We also featured a deep-dive a while back if you want to know how these colourful, hard-to-pronounce coatings work.

You’ve spelled Dichroic several different ways- all of them wrong.
Dichoric, dicloric?
I fear that the spellchecker has fallen and can’t get up.
(Delete this comment as you see fit)
To clarify the above comment: It’s “dichroic”. “di” meaning two, “chro” as in “chrominance” or “chroma”.
(likewise)
The Latin equivalent is “bicolor” – not fancy enough, lacks the Greek je ne sais quoi.
I’m really glad to find out that it was not a lack of knowledge of the English language that made me read it as “Dichroic” at first, and then thinking: “No, it actually says ‘Dichoric’, multiple times, maybe it’s a word I didn’t know yet?”, but then finding out on Google that the word “Dichoric” does not exist in the English language.
Wiktionary, the free dictionary
dichoric
dichoric. Misspelling of dichroic. Anagrams. diorchic, dichroic
:)
It should be written “dichroic”.
It should be spelled ‘dichroic’ as in two color. Because it behaves differently with different colors. The title and many places in the text need to be updated.
Spelling aside, that’s a really cool idea. I’ve several of these prisms in my junk box, but I don’t think gem faceting is something to take up on a whim.
Is there a good guide to the safety precautions for it? Avoid fibrosis seems like an important one – I assume the water keeps the dust down but what’s the cleaning and disposal protocol?

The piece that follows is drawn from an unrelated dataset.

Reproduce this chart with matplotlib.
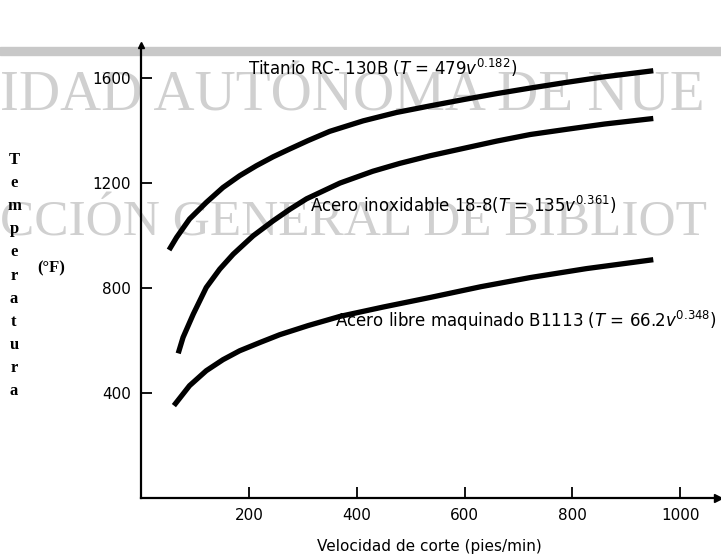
import matplotlib
matplotlib.use("Agg")
import matplotlib.pyplot as plt
from matplotlib.patches import Rectangle

plt.rcParams['font.family'] = ['DejaVu Sans']
plt.rcParams['mathtext.fontset'] = 'dejavusans'

# values (velocidad en pies/min, temperatura en °F)
v_titanio = [52, 66, 90, 121, 152, 183, 214, 245, 276, 310, 350, 412, 474, 536, 598, 660, 722, 790, 860, 950]
t_titanio = [945, 993, 1063, 1126, 1183, 1228, 1266, 1300, 1330, 1362, 1397, 1437, 1469, 1494, 1518, 1541, 1562, 1584, 1605, 1628]

v_inox = [69, 78, 97, 121, 146, 171, 208, 245, 276, 307, 369, 430, 480, 536, 600, 660, 722, 790, 860, 950]
t_inox = [551, 612, 701, 802, 872, 929, 999, 1056, 1100, 1140, 1200, 1245, 1275, 1304, 1333, 1360, 1385, 1405, 1425, 1446]

v_libre = [61, 90, 121, 152, 183, 220, 257, 310, 369, 450, 536, 630, 722, 826, 950]
t_libre = [352, 428, 485, 527, 561, 592, 622, 657, 692, 728, 764, 805, 840, 874, 908]

x_ticks = [200, 400, 600, 800, 1000]
y_ticks = [400, 800, 1200, 1600]

W, H = 721, 557
fig = plt.figure(figsize=(W / 100, H / 100), dpi=100)

# watermark of the scan, behind everything
wm = "#d0d0d0"
fig.patches.append(Rectangle((0, 1 - 55 / H), 1, 8 / H, transform=fig.transFigure,
                             color="#c8c8c8", zorder=-5))
fig.text(0.0, 1 - 110 / H, "IDAD AUTÓNOMA DE NUE", family="Liberation Serif",
         fontsize=41, color=wm, zorder=-5, va="baseline")
fig.text(0.0, 1 - 236 / H, "CCIÓN GENERAL DE BIBLIOT", family="Liberation Serif",
         fontsize=37, color=wm, zorder=-5, va="baseline")

ax = fig.add_axes([141 / W, 1 - 498 / H, (718 - 141) / W, (498 - 45) / H])
ax.patch.set_alpha(0)

for v, t in [(v_titanio, t_titanio), (v_inox, t_inox), (v_libre, t_libre)]:
    ax.plot(v, t, color="black", lw=3.8, solid_capstyle="butt", solid_joinstyle="round")

ax.set_xlim(0, 1070)
ax.set_ylim(0, 1726)
ax.set_xticks(x_ticks)
ax.set_yticks(y_ticks)
ax.tick_params(direction="in", length=8, width=1.3, labelsize=11, pad=7)
for s in ["top", "right"]:
    ax.spines[s].set_visible(False)
for s in ["left", "bottom"]:
    ax.spines[s].set_linewidth(1.6)
ax.plot(1, 0, ">k", ms=6, transform=ax.transAxes, clip_on=False)
ax.plot(0, 1, "^k", ms=5, transform=ax.transAxes, clip_on=False)

ax.set_xlabel("Velocidad de corte (pies/min)", fontsize=11, labelpad=12)

ax.text(198, 1639, r"Titanio RC- 130B ($T$ = 479$v^{0.182}$)", fontsize=12, va="center")
ax.text(313, 1117, r"Acero inoxidable 18-8($T$ = 135$v^{0.361}$)", fontsize=12, va="center")
ax.text(360, 676, r"Acero libre maquinado B1113 ($T$ = 66.2$v^{0.348}$)", fontsize=12,
        va="center")

# vertical stacked axis title
for i, ch in enumerate("Temperatura"):
    fig.text(14 / W, 1 - (160 + i * 23.1) / H, ch, family="Liberation Serif",
             fontweight="bold", fontsize=12, ha="center", va="center")
fig.text(51 / W, 1 - 268 / H, "(°F)", family="Liberation Serif", fontweight="bold",
         fontsize=12, ha="center", va="center")

fig.savefig("out.png", dpi=100)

When I was gem cutting, we kept everything wet, washed the (moist) grinding powder off everything and bagged it while it was still wet. I’m sure newer, OSHA-approved places do something better, but this was a small jewelry studio workshop in someone’s back yard. I will say, the saw in particular threw powder-filled water just EVERYWHERE and it wasn’t easy to keep that clean, even with a guard around the blade except for the part where you were cutting. (And much worse if you were dicing stone because then you had the whole upper half of the blade exposed so it went straight up and spattered the ceiling.) The grinding and polishing stations were a lot easier to keep clean.
In which projectors can an X-cube be found?
The expensive ones that claim 3 DLP or 3 LCD modulators. The dichroic cube is the element that combines the three R, G, B monochrome images into a RGB projected image.
All over on Ali, especially the B-rated that have slight chips on the edge are cheap (at least the small ones)
Oh, no! A new, unneeded hobby is beckoning!